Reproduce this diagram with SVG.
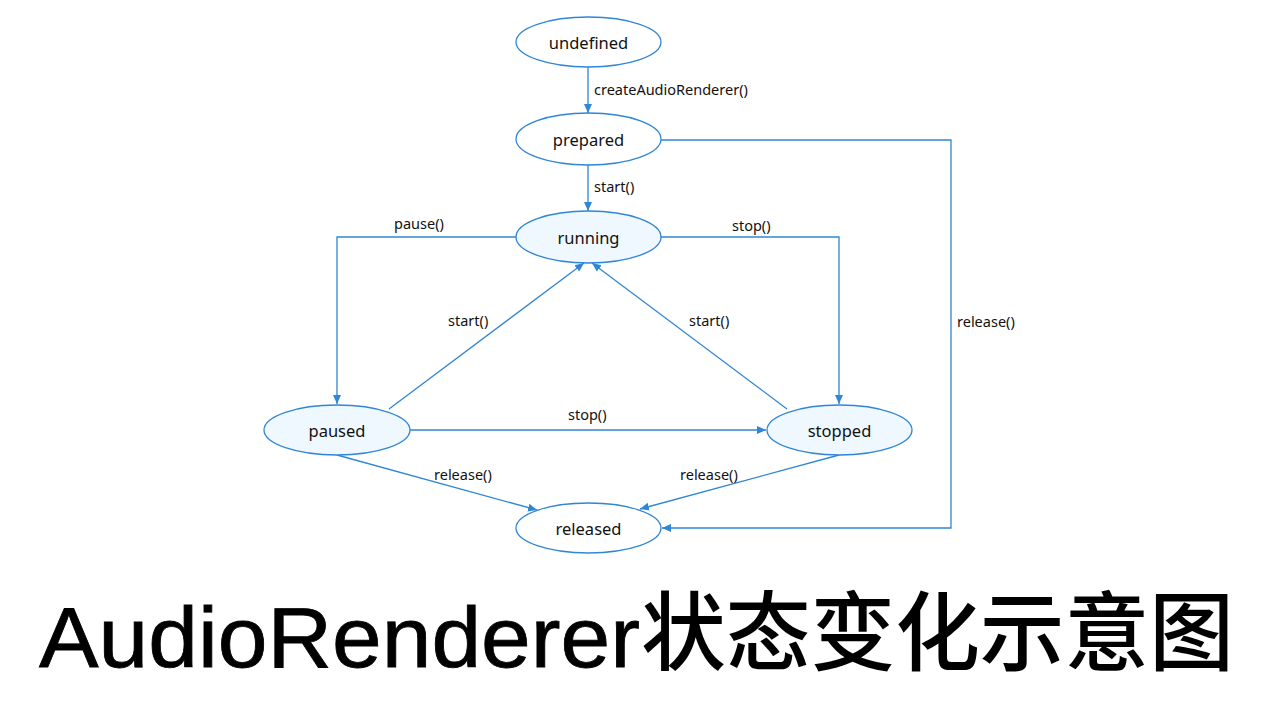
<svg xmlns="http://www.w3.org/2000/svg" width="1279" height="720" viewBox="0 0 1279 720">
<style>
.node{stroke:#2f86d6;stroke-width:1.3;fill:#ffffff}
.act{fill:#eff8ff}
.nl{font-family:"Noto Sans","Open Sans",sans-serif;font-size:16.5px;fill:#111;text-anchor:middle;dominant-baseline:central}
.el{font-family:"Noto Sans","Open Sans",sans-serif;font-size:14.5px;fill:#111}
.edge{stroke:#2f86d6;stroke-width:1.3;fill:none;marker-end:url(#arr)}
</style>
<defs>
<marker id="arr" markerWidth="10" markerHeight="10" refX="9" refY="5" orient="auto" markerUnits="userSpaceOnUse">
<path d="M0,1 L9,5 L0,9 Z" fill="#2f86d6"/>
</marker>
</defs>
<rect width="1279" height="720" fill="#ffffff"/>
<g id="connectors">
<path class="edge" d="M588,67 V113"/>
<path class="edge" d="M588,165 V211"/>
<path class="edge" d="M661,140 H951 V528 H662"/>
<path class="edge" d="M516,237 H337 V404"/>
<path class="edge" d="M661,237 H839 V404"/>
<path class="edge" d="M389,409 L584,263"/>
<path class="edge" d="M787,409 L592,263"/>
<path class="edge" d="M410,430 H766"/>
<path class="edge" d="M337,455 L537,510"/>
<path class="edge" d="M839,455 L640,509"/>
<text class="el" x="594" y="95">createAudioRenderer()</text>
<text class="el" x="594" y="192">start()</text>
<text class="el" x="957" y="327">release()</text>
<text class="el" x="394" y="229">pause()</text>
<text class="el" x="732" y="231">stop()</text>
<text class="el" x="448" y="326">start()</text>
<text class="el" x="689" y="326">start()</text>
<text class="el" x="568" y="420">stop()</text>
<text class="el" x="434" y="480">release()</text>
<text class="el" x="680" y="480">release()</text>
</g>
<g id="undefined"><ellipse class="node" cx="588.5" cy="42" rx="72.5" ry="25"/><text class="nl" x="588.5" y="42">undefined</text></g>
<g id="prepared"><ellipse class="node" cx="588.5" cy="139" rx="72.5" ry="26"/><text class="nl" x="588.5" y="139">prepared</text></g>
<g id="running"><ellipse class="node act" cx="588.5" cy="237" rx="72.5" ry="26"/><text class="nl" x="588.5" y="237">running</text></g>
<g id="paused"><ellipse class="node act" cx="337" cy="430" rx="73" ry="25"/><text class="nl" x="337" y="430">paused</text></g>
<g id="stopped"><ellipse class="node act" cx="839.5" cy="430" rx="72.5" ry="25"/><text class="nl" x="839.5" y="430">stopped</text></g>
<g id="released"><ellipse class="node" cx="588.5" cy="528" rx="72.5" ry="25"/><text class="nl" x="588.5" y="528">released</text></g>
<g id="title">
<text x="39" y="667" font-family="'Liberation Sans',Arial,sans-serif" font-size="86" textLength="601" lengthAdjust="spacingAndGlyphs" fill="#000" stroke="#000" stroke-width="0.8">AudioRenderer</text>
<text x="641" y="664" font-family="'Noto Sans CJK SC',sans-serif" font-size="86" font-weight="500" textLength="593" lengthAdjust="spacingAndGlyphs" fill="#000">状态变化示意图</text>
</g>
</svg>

WHAT IS NEEDED » Copy out all of the material exactly as written, without its pictures.

COMPLETED EXERCISE »
Reproduce this diagram with SVG.
<svg xmlns="http://www.w3.org/2000/svg" width="1279" height="720" viewBox="0 0 1279 720">
<style>
.node{stroke:#2f86d6;stroke-width:1.3;fill:#ffffff}
.act{fill:#eff8ff}
.nl{font-family:"Noto Sans","Open Sans",sans-serif;font-size:16.5px;fill:#111;text-anchor:middle;dominant-baseline:central}
.el{font-family:"Noto Sans","Open Sans",sans-serif;font-size:14.5px;fill:#111}
.edge{stroke:#2f86d6;stroke-width:1.3;fill:none;marker-end:url(#arr)}
</style>
<defs>
<marker id="arr" markerWidth="10" markerHeight="10" refX="9" refY="5" orient="auto" markerUnits="userSpaceOnUse">
<path d="M0,1 L9,5 L0,9 Z" fill="#2f86d6"/>
</marker>
</defs>
<rect width="1279" height="720" fill="#ffffff"/>
<g id="connectors">
<path class="edge" d="M588,67 V113"/>
<path class="edge" d="M588,165 V211"/>
<path class="edge" d="M661,140 H951 V528 H662"/>
<path class="edge" d="M516,237 H337 V404"/>
<path class="edge" d="M661,237 H839 V404"/>
<path class="edge" d="M389,409 L584,263"/>
<path class="edge" d="M787,409 L592,263"/>
<path class="edge" d="M410,430 H766"/>
<path class="edge" d="M337,455 L537,510"/>
<path class="edge" d="M839,455 L640,509"/>
<text class="el" x="594" y="95">createAudioRenderer()</text>
<text class="el" x="594" y="192">start()</text>
<text class="el" x="957" y="327">release()</text>
<text class="el" x="394" y="229">pause()</text>
<text class="el" x="732" y="231">stop()</text>
<text class="el" x="448" y="326">start()</text>
<text class="el" x="689" y="326">start()</text>
<text class="el" x="568" y="420">stop()</text>
<text class="el" x="434" y="480">release()</text>
<text class="el" x="680" y="480">release()</text>
</g>
<g id="undefined"><ellipse class="node" cx="588.5" cy="42" rx="72.5" ry="25"/><text class="nl" x="588.5" y="42">undefined</text></g>
<g id="prepared"><ellipse class="node" cx="588.5" cy="139" rx="72.5" ry="26"/><text class="nl" x="588.5" y="139">prepared</text></g>
<g id="running"><ellipse class="node act" cx="588.5" cy="237" rx="72.5" ry="26"/><text class="nl" x="588.5" y="237">running</text></g>
<g id="paused"><ellipse class="node act" cx="337" cy="430" rx="73" ry="25"/><text class="nl" x="337" y="430">paused</text></g>
<g id="stopped"><ellipse class="node act" cx="839.5" cy="430" rx="72.5" ry="25"/><text class="nl" x="839.5" y="430">stopped</text></g>
<g id="released"><ellipse class="node" cx="588.5" cy="528" rx="72.5" ry="25"/><text class="nl" x="588.5" y="528">released</text></g>
<g id="title">
<text x="39" y="667" font-family="'Liberation Sans',Arial,sans-serif" font-size="86" textLength="601" lengthAdjust="spacingAndGlyphs" fill="#000" stroke="#000" stroke-width="0.8">AudioRenderer</text>
<text x="641" y="664" font-family="'Noto Sans CJK SC',sans-serif" font-size="86" font-weight="500" textLength="593" lengthAdjust="spacingAndGlyphs" fill="#000">状态变化示意图</text>
</g>
</svg>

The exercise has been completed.